General Paz 485 - Hernando - Córdoba - Argentina

Un puñadito de alumnos

Me gustaría agradecer a Silvia Di Bert, por invitarme a participar en el blog. Y con ella, a toda la gente del Pizzurno que tan cálidamente me recibiera el año pasado (sobre todo, Jaquelin González).
Hace mucho que dejé Hernando pero no olvido al Instituto Pizzurno, ni a la gente que entre los años 1953 y 1955 –cuando cursé ahí 1º, 2º y 3º- trabajaba para que el puñadito de alumnos siguiera creciendo. La mayoría de nuestros profesores eran jóvenes, y detrás se movía un grupo de entusiastas mayores que creían que la educación trasciende límites, caminos de tierra, prejuicios, y que se esforzaban por consolidar la institución. El Pizzurno nació como un colegio mixto, innovador, y recuerdo que desde sus comienzos empezó a tener presencia en la vida cultural del pueblo.
Digo pueblo, y sé que Hernando es ciudad. Para mí siempre será, cariñosamente, agradecidamente, el pueblo donde crecí. Y donde creció mi inquietud por avanzar un poco más allá en el camino de la literatura.
Dejo en este blog una pequeña escena que siento muy vívida. Tiene que ver con mi profesión actual y también con lo recibido en la infancia. Me sería imposible escribir sin haber leído, y aquí cuento cómo me convertí en lectora.

La Odisea
En mi casa había pocos libros.

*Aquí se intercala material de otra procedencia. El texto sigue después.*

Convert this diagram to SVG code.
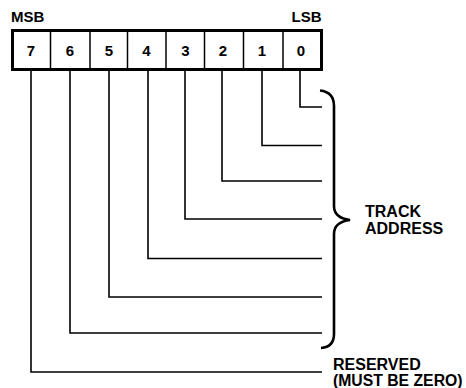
<svg xmlns="http://www.w3.org/2000/svg" width="466" height="388" viewBox="0 0 466 388">
<style>
text{font-family:"Liberation Sans",Arial,sans-serif;font-weight:bold;fill:#000}
.lbl{font-size:15px}
.dig{font-size:15px;text-anchor:middle}
.note{font-size:16px}
.w{fill:none;stroke:#000;stroke-width:1.6}
.div{stroke:#000;stroke-width:1.5}
</style>
<rect width="466" height="388" fill="#fff"/>
<g id="register">
<rect x="12.5" y="30.5" width="309" height="39" fill="#fff" stroke="#000" stroke-width="3"/>
<line class="div" x1="50.5" y1="30" x2="50.5" y2="70"/>
<line class="div" x1="90" y1="30" x2="90" y2="70"/>
<line class="div" x1="127.5" y1="30" x2="127.5" y2="70"/>
<line class="div" x1="166" y1="30" x2="166" y2="70"/>
<line class="div" x1="204.5" y1="30" x2="204.5" y2="70"/>
<line class="div" x1="243.5" y1="30" x2="243.5" y2="70"/>
<line class="div" x1="283" y1="30" x2="283" y2="70"/>
<text class="dig" x="31" y="56">7</text>
<text class="dig" x="70" y="56">6</text>
<text class="dig" x="109" y="56">5</text>
<text class="dig" x="146.5" y="56">4</text>
<text class="dig" x="185.5" y="56">3</text>
<text class="dig" x="223" y="56">2</text>
<text class="dig" x="262" y="56">1</text>
<text class="dig" x="301" y="56">0</text>
</g>
<g id="msb"><text class="lbl" x="11" y="21.5">MSB</text></g>
<g id="lsb"><text class="lbl" x="291.5" y="21.5">LSB</text></g>
<g id="connectors">
<path class="w" d="M300,71 V107 H322"/>
<path class="w" d="M262,71 V145.5 H322"/>
<path class="w" d="M222,71 V181 H322"/>
<path class="w" d="M185,71 V219 H322"/>
<path class="w" d="M148,71 V258.5 H322"/>
<path class="w" d="M109,71 V297 H322"/>
<path class="w" d="M70,71 V333 H322"/>
<path class="w" d="M31,71 V372 H322"/>
</g>
<g id="brace">
<path d="M320,90.5 Q334,92 334,106 L334,206 Q334,218 350,220 Q334,222 334,234 L334,334 Q334,347 321,348" fill="none" stroke="#000" stroke-width="2.6"/>
</g>
<g id="track-address">
<text class="note" x="365" y="216.5">TRACK</text>
<text class="note" x="365" y="234">ADDRESS</text>
</g>
<g id="reserved">
<text class="note" x="333" y="369.5">RESERVED</text>
<text class="note" x="333" y="385.5" textLength="129.5" lengthAdjust="spacingAndGlyphs">(MUST BE ZERO)</text>
</g>
</svg>
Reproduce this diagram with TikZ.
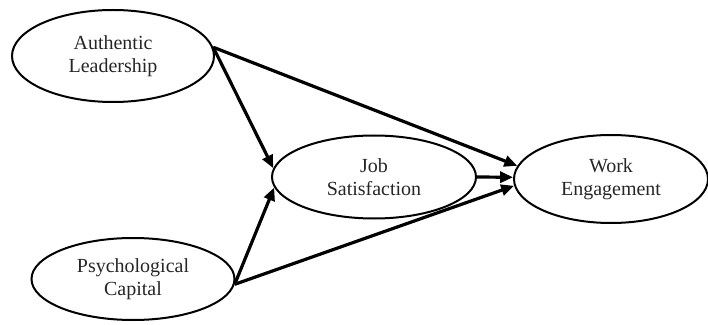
\documentclass[tikz,border=0pt]{standalone}
\usepackage{fontspec}
\setmainfont{Liberation Serif}
\usetikzlibrary{shapes.geometric,arrows.meta}
\begin{document}
\begin{tikzpicture}[x=1pt,y=1pt,
    construct/.style={draw,ellipse,line width=2pt,inner sep=0pt,align=center,
      text=black!85,font=\fontsize{20}{22.5}\selectfont},
    path/.style={line width=3.2pt,-{Triangle[length=13pt,width=11pt]}}]
  % frame
  \useasboundingbox (0,0) rectangle (708,324);

  % Draw constructs
  \node[construct,minimum width=202,minimum height=92] (al) at (113,268) {Authentic\\Leadership};
  \node[construct,minimum width=203,minimum height=82] (pc) at (133,45) {Psychological\\Capital};
  \node[construct,minimum width=204,minimum height=83] (js) at (374,147) {Job\\Satisfaction};
  \node[construct,minimum width=194,minimum height=88] (we) at (611,145) {Work\\Engagement};

  % Draw paths
  \draw[path] (al.5) -- (js.175);
  \draw[path] (al.5) -- (we.172);
  \draw[path] (pc.357) -- (js.186);
  \draw[path] (pc.357) -- (we.184);
  \draw[path] (js.0) -- (we.179);
\end{tikzpicture}
\end{document}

Tampoco tenía una abuela que contara cuentos (y mi mamá pintaba, pero no contaba cuentos). En mi casa las palabras aparecían sólo para proponer comida, deberes, hábitos. A veces, en la escuela, escuchaba otras palabras. Por ejemplo las historias que salían del libro sobre el ahorro que el Maestro Argañaraz tenía sobre su escritorio, y que nos leía en voz alta de vez en cuando.
Un día, fue raro descubrir la Biblioteca a tres cuadras de mi casa. La Biblioteca siempre había estado ahí, pero yo no la había tenido en cuenta. Era una vieja Biblioteca Popular, con volúmenes tan encuadernados que parecían formar parte de la madera de los estantes. No sé por qué, pero ese día (habré tenido diez, once años), pasé por la esquina frente a la plaza y sentí que debía entrar. Empecé a recorrer las filas de libros haciendo crujir el piso de madera en medio del silencio, porque sólo estaba la bibliotecaria. Por suerte me dejó mirar sin decirme nada. No me recomendó algo “para mi edad”. No sugirió qué podía elegir. Y de pronto, en medio de una fila prolija y apretada, las letras doradas que decían La Odisea se me ofrecieron. Brillaron. Saqué el libro lleno de polvo, a lo mejor porque su título tenía que ver con algo que había oído en la escuela. Y me lo llevé a mi casa, ya que sin mayores trámites conseguí que me anotaran como socia: apenas si di mi nombre, y mi dirección, y dije quién era mi mamá. ¿Qué entendió esa nena de diez u once años que era yo, en un pueblo en medio de la pampa gringa, sobre la epopeya vivida en una lejanísima Grecia por incomprensibles seres de otros tiempos? Tal vez nada, o poco, o lo suficiente como para que esas palabras sedimentaran luego en una elección duradera. Esa nena se convirtió, allí mismo, en una lectora. Homero logró trasmitir, siglos después de haber escrito la obra y por vías tan sutiles como impalpables, su pasión, sus luchas, deseos, amor, búsquedas. Todo lo que esa nena sabría, mucho más tarde, que tiene que ver con la vida y también con los sueños.